Data:
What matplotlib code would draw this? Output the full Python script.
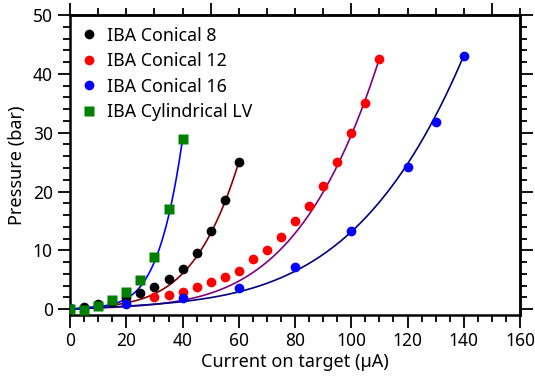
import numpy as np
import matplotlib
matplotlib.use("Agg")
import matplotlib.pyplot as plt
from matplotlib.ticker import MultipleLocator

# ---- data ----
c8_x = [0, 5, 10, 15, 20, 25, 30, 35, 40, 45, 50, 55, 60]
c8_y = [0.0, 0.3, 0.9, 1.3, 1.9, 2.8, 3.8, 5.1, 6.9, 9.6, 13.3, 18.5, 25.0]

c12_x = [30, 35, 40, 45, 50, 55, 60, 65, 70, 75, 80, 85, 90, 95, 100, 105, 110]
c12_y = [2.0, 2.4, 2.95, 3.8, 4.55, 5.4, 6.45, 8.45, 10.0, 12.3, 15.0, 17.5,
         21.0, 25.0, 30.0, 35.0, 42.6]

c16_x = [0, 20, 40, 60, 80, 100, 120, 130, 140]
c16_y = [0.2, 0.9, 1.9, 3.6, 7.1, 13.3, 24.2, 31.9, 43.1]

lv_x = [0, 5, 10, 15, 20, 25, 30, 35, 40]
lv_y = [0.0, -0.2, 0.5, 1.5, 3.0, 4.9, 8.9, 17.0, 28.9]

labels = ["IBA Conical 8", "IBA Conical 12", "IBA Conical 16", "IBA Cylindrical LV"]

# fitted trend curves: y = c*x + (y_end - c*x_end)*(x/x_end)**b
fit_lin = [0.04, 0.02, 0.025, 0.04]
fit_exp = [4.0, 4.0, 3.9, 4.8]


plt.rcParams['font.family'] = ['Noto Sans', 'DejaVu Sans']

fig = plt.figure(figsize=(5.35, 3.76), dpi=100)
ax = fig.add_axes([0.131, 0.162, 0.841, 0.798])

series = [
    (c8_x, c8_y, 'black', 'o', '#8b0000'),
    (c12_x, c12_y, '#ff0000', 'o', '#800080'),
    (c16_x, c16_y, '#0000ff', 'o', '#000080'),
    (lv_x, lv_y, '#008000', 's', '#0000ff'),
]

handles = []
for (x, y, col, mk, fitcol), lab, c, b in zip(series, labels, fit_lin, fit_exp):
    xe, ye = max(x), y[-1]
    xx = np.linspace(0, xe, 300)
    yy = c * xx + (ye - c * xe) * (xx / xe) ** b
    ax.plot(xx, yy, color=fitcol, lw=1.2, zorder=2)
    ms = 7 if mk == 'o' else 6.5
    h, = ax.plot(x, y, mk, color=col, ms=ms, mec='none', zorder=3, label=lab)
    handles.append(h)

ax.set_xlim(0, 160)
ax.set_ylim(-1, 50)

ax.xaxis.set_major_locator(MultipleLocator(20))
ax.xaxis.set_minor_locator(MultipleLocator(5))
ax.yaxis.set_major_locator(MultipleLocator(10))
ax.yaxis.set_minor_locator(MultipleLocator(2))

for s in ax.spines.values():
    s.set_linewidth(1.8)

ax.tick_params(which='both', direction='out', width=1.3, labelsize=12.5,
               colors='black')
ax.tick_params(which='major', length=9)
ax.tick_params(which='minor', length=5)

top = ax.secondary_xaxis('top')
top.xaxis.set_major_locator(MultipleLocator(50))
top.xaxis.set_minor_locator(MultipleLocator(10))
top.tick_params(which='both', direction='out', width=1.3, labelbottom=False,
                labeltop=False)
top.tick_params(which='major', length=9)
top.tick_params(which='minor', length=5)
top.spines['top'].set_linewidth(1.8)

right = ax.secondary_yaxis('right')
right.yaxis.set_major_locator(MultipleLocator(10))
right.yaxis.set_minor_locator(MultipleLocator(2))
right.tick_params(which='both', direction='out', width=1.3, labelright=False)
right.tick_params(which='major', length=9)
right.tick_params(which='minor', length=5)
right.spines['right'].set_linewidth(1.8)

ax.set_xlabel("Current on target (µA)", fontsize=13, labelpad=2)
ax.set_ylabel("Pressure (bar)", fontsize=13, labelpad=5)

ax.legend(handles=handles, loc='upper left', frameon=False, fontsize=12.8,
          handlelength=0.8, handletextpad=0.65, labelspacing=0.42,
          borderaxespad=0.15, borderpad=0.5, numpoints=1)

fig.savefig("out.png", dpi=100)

Stated problem:
Go from the first line of the data above to the line containing "from matplotlib.ticker import MultipleLocator" and retype exactly those lines, both included, but none of the pictures.

Answer in full:
What matplotlib code would draw this? Output the full Python script.
import numpy as np
import matplotlib
matplotlib.use("Agg")
import matplotlib.pyplot as plt
from matplotlib.ticker import MultipleLocator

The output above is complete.